Il re Salomone fu costretto ad avvalersi della cooperazione dei fenici, sia per procurarsi i materiali più pregiati (in particolare legno), sia per ottenere efficaci collaboratori sul piano tecnico. Fu necessario importare metalli da Cipro, dall’Anatolia, dall’Arabia, l’esportazione riguardò soltanto le eccedenze di grano, vino, olio.

Il regno di Israele non possedeva la conoscenza tecnica necessaria allo sviluppo del commercio marittimo su larga scala. Il nominato re, per far viaggiare le sue “navi di Tarsis” (tipiche imbarcazioni larghe, adatte per lunghi viaggi in alto mare) chiamò in aiuto gli esperti di Chiram, re di Tiro. Tarsis, situata nel Mediterraneo era probabilmente la Sardegna, dalla quale gli israeliti importarono argento, ferro, stagno, piombo.


Nel complesso l’economia del popolo ebraico (tranne la breve parentesi della prosperità ai tempi di Salomone e di David) si rivelò come una tra le più modeste di quelle dell’Antichità. Nel corso dei secoli, fino all’era precristiana, la vita lussuosa fu riservata ai ceti nobili.

L’accumulazione dei beni, seppure praticata da un ristretto gruppo sociale di persone, non faceva parte della cultura del popolo ebraico, pervaso dalla presenza divina. Tutte le norme tramandate dall’Antico Testamento confermano l’immagine di una società tesa al raggiungimento di un equilibrio etico – sociale , piuttosto che a quello dell’accumulo di ricchezze.

Nel vecchio Testamento e nelle successive raccolte di leggi e di interpretazioni, che costituiscono l’originale pensiero ebraico, si rispecchia la lotta tra la società tribale, caratterizzata da una proprietà comunitaria e da un’attività economica primitiva, e il processo economico impersonale di una società più complessa, divisa in classi e caste, basata in gran parte sulla proprietà privata.

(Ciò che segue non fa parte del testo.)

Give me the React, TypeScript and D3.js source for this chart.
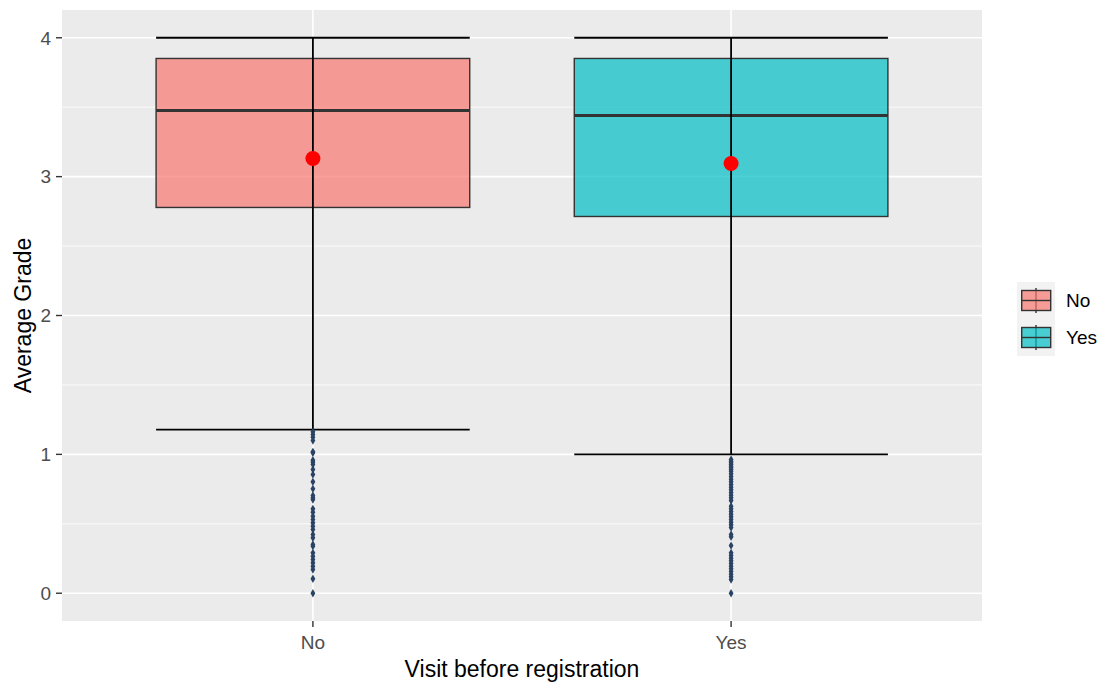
import React from "react";
import * as d3 from "d3";

// Box summary per group
const groups = ["No", "Yes"];
const lowerWhisker = [1.178, 1.0];
const q1 = [2.778, 2.713];
const median = [3.476, 3.44];
const q3 = [3.851, 3.851];
const upperWhisker = [4, 4];
const means = [3.131, 3.095];

// Outlying grades below the lower whisker
const outliersNo = [
  1.162, 1.143, 1.124, 1.1, 1.018, 1.011, 0.958, 0.944, 0.927, 0.891, 0.855,
  0.802, 0.752, 0.704, 0.687, 0.675, 0.608, 0.583, 0.555, 0.531, 0.507, 0.483,
  0.459, 0.423, 0.399, 0.351, 0.339, 0.291, 0.266, 0.243, 0.219, 0.194, 0.171,
  0.104, 0,
];
const outliersYes = [
  0.963, 0.951, 0.939, 0.927, 0.915, 0.903, 0.891, 0.879, 0.86, 0.84, 0.821,
  0.802, 0.783, 0.763, 0.745, 0.725, 0.706, 0.687, 0.668, 0.627, 0.608, 0.588,
  0.569, 0.55, 0.531, 0.511, 0.493, 0.473, 0.423, 0.406, 0.343, 0.291, 0.271,
  0.252, 0.233, 0.214, 0.194, 0.176, 0.157, 0.137, 0.118, 0.099, 0,
];
const outliers = [outliersNo, outliersYes];

const yTicks = [0, 1, 2, 3, 4];
const yMinor = [0.5, 1.5, 2.5, 3.5];

const fills = ["#F8766D", "#00BFC4"];

const W = 1102;
const H = 682;
const panel = { left: 62, right: 982, top: 10, bottom: 621 };
const FONT = "'Liberation Sans', Arial, sans-serif";

export default function App() {
  const x = d3
    .scalePoint<string>()
    .domain(groups)
    .range([panel.left, panel.right])
    .padding(0.6);
  const y = d3.scaleLinear().domain([-0.2, 4.2]).range([panel.bottom, panel.top]);
  const half = x.step() * 0.375;
  const diamond = d3.symbol().type(d3.symbolDiamond).size(20)() as string;

  return (
    <svg
      width={W}
      height={H}
      style={{ position: "absolute", left: 0, top: 0, background: "#fff" }}
      fontFamily={FONT}
    >
      <rect
        x={panel.left}
        y={panel.top}
        width={panel.right - panel.left}
        height={panel.bottom - panel.top}
        fill="#EBEBEB"
      />
      {yMinor.map((t) => (
        <line key={"mn" + t} x1={panel.left} x2={panel.right} y1={y(t)} y2={y(t)} stroke="#fff" strokeWidth={0.8} />
      ))}
      {yTicks.map((t) => (
        <line key={"mj" + t} x1={panel.left} x2={panel.right} y1={y(t)} y2={y(t)} stroke="#fff" strokeWidth={1.6} />
      ))}
      {groups.map((g) => (
        <line key={"vx" + g} x1={x(g)} x2={x(g)} y1={panel.top} y2={panel.bottom} stroke="#fff" strokeWidth={1.6} />
      ))}

      {groups.map((g, i) => {
        const cx = x(g) as number;
        return (
          <g key={"box" + g}>
            <rect
              x={cx - half}
              y={y(q3[i])}
              width={half * 2}
              height={y(q1[i]) - y(q3[i])}
              fill={fills[i]}
              fillOpacity={0.7}
              stroke="#333333"
              strokeWidth={1.4}
            />
            <line x1={cx - half} x2={cx + half} y1={y(median[i])} y2={y(median[i])} stroke="#333333" strokeWidth={3} />
            <line x1={cx} x2={cx} y1={y(lowerWhisker[i])} y2={y(upperWhisker[i])} stroke="#000" strokeWidth={1.8} />
            <line x1={cx - half} x2={cx + half} y1={y(lowerWhisker[i])} y2={y(lowerWhisker[i])} stroke="#000" strokeWidth={1.8} />
            <line x1={cx - half} x2={cx + half} y1={y(upperWhisker[i])} y2={y(upperWhisker[i])} stroke="#000" strokeWidth={1.8} />
            {outliers[i].map((v, j) => (
              <path key={j} d={diamond} transform={`translate(${cx},${y(v)})`} fill="#2A4263" />
            ))}
            <circle cx={cx} cy={y(means[i])} r={7.5} fill="#FF0000" />
          </g>
        );
      })}

      {/* y axis */}
      {yTicks.map((t) => (
        <g key={"yt" + t}>
          <line x1={panel.left - 6} x2={panel.left} y1={y(t)} y2={y(t)} stroke="#333333" strokeWidth={1.4} />
          <text x={panel.left - 11} y={y(t)} dy="0.36em" textAnchor="end" fontSize={19} fill="#4D4D4D">
            {t}
          </text>
        </g>
      ))}
      {/* x axis */}
      {groups.map((g) => (
        <g key={"xt" + g}>
          <line x1={x(g)} x2={x(g)} y1={panel.bottom} y2={panel.bottom + 6} stroke="#333333" strokeWidth={1.4} />
          <text x={x(g)} y={649} textAnchor="middle" fontSize={19} fill="#4D4D4D">
            {g}
          </text>
        </g>
      ))}
      <text x={(panel.left + panel.right) / 2} y={676.5} textAnchor="middle" fontSize={23} fill="#000">
        Visit before registration
      </text>
      <text
        transform={`translate(31,${(panel.top + panel.bottom) / 2}) rotate(-90)`}
        textAnchor="middle"
        fontSize={23}
        fill="#000"
      >
        Average Grade
      </text>

      {/* legend */}
      {groups.map((g, i) => {
        const top = 282 + i * 37;
        const mid = top + 18.5;
        return (
          <g key={"lg" + g}>
            <rect x={1017} y={top} width={38} height={37} fill="#F2F2F2" />
            <line x1={1036} x2={1036} y1={top + 6} y2={top + 31} stroke="#333333" strokeWidth={1.4} />
            <rect x={1021.7} y={mid - 10} width={29} height={20} fill={fills[i]} fillOpacity={0.7} stroke="#333333" strokeWidth={1.4} />
            <line x1={1021.7} x2={1050.7} y1={mid} y2={mid} stroke="#333333" strokeWidth={1.4} />
            <text x={1066} y={mid} dy="0.36em" fontSize={19} fill="#000">
              {g}
            </text>
          </g>
        );
      })}
    </svg>
  );
}
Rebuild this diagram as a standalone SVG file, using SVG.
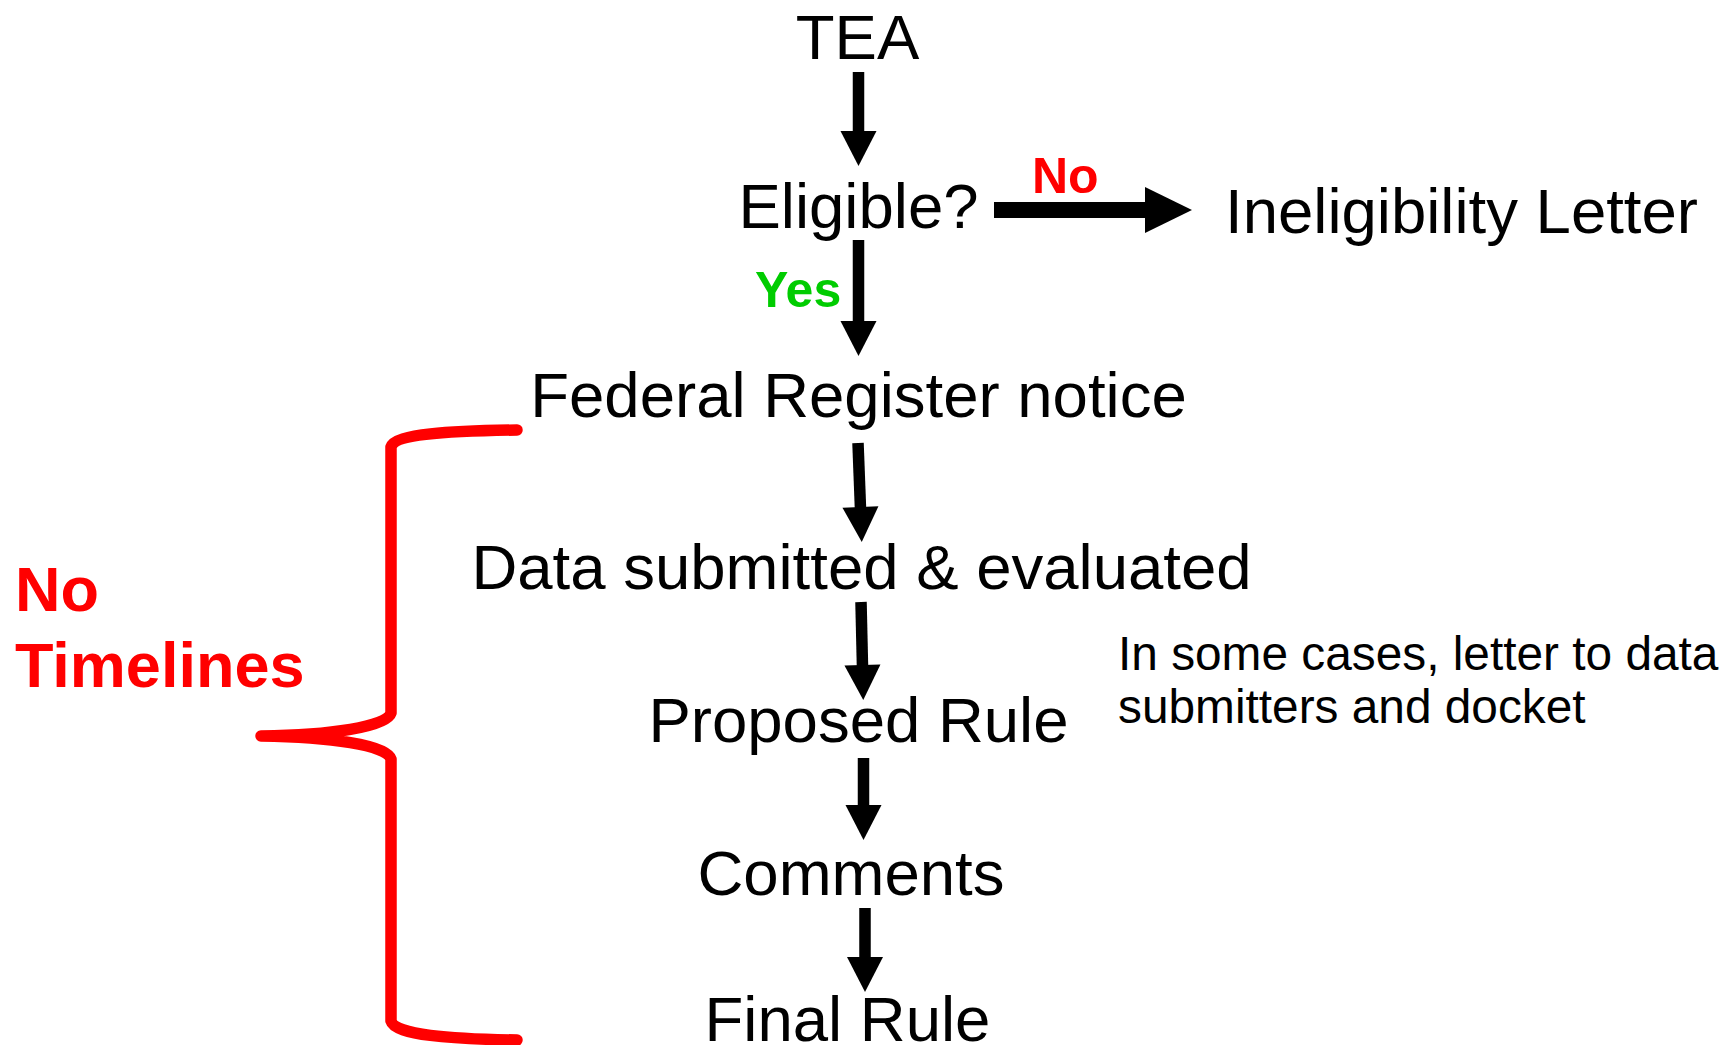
<svg xmlns="http://www.w3.org/2000/svg" width="1733" height="1045" viewBox="0 0 1733 1045">
<style>
.t{font-family:"Liberation Sans",Arial,sans-serif;font-size:63.5px;fill:#000}
.c{text-anchor:middle}
.b{font-family:"Liberation Sans",Arial,sans-serif;font-weight:bold}
.red{fill:#FF0000}
.grn{fill:#00CC00}
.s{font-family:"Liberation Sans",Arial,sans-serif;font-size:47.8px;fill:#000}
.shaft{stroke:#000;stroke-width:11.5;fill:none;marker-end:url(#ah)}
</style>
<defs>
<marker id="ah" markerUnits="userSpaceOnUse" markerWidth="36" markerHeight="36" refX="2" refY="18" orient="auto" overflow="visible">
<path d="M0,0 L35,18 L0,36 Z" fill="#000"/>
</marker>
<marker id="ahbig" markerUnits="userSpaceOnUse" markerWidth="48" markerHeight="46" refX="2" refY="23" orient="auto" overflow="visible">
<path d="M0,0 L47,23 L0,46 Z" fill="#000"/>
</marker>
</defs>
<rect width="1733" height="1045" fill="#fff"/>
<g id="connectors">
<line class="shaft" x1="858.5" y1="72" x2="858.5" y2="133"/>
<line class="shaft" x1="858.5" y1="240" x2="858.5" y2="323"/>
<line class="shaft" x1="858" y1="443" x2="860.5" y2="509"/>
<line class="shaft" x1="861" y1="602" x2="862.5" y2="667"/>
<line class="shaft" x1="863.5" y1="758" x2="863.5" y2="807"/>
<line class="shaft" x1="865" y1="908" x2="865" y2="959"/>
<line x1="994" y1="210" x2="1147" y2="210" stroke="#000" stroke-width="16" marker-end="url(#ahbig)"/>
<text class="b red" x="1032" y="193" font-size="50">No</text>
<text class="b grn" x="755" y="307" font-size="50">Yes</text>
</g>
<g id="node-tea"><text class="t c" x="857.5" y="59">TEA</text></g>
<g id="node-eligible"><text class="t c" x="858.5" y="228">Eligible?</text></g>
<g id="node-ineligibility"><text class="t" x="1225" y="233">Ineligibility Letter</text></g>
<g id="node-federal"><text class="t c" x="858.5" y="417">Federal Register notice</text></g>
<g id="node-data"><text class="t c" x="861.5" y="589">Data submitted &amp; evaluated</text></g>
<g id="node-proposed"><text class="t c" x="858.5" y="742">Proposed Rule</text></g>
<g id="node-note"><text class="s" x="1118" y="670">In some cases, letter to data</text><text class="s" x="1118" y="723">submitters and docket</text></g>
<g id="node-comments"><text class="t c" x="851" y="895">Comments</text></g>
<g id="node-final"><text class="t c" x="847.5" y="1041">Final Rule</text></g>
<g id="brace">
<path d="M517,430 C450,431 395,434 391,447 L391,713 C387,727 330,735 261,736 C330,737 387,745 391,759 L391,1021 C395,1035 450,1039 517,1040" fill="none" stroke="#FF0000" stroke-width="11.5" stroke-linecap="round" stroke-linejoin="round"/>
<text class="b red" x="15" y="611" font-size="63">No</text>
<text class="b red" x="15" y="687" font-size="63">Timelines</text>
</g>
</svg>
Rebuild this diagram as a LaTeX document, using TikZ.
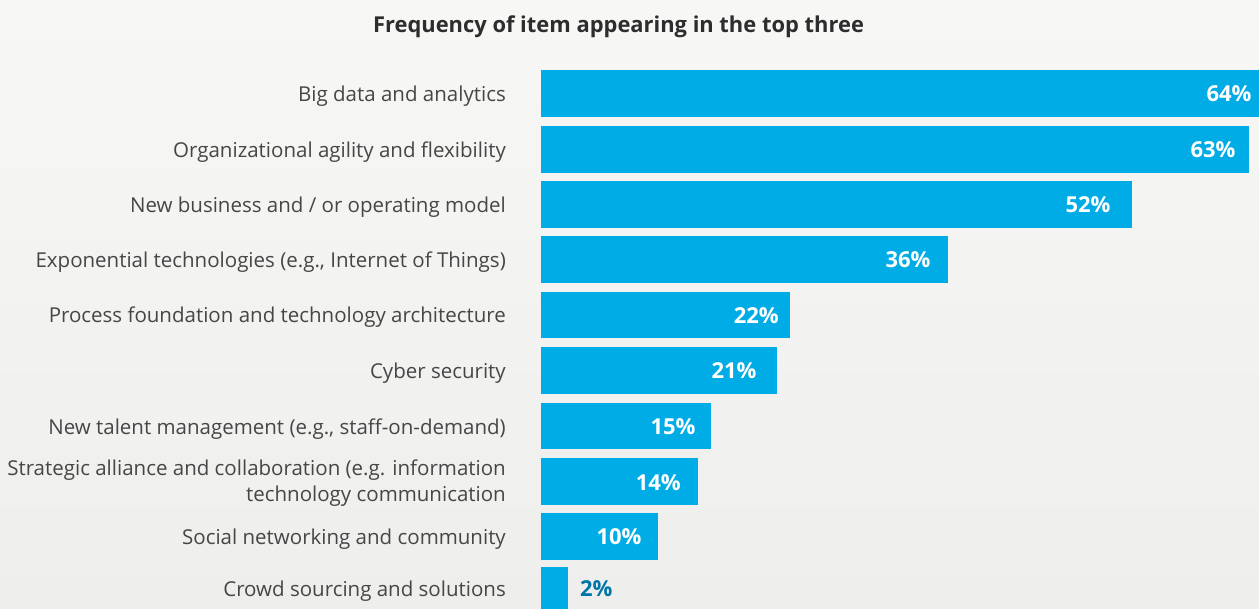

Attraverso l’influenza spirituale dei profeti, si ebbero dei mutamenti nella struttura economica, con la condanna degli eccessi delle nuove classi commerciali, degli usurai (venne proibita la riscossione dell’interesse; tuttavia, la norma comportamentale della remissione dei debiti nell’anno sabbatico venne aggirata e annullata con la crescita dell’attività creditizia), dei predatori di terre.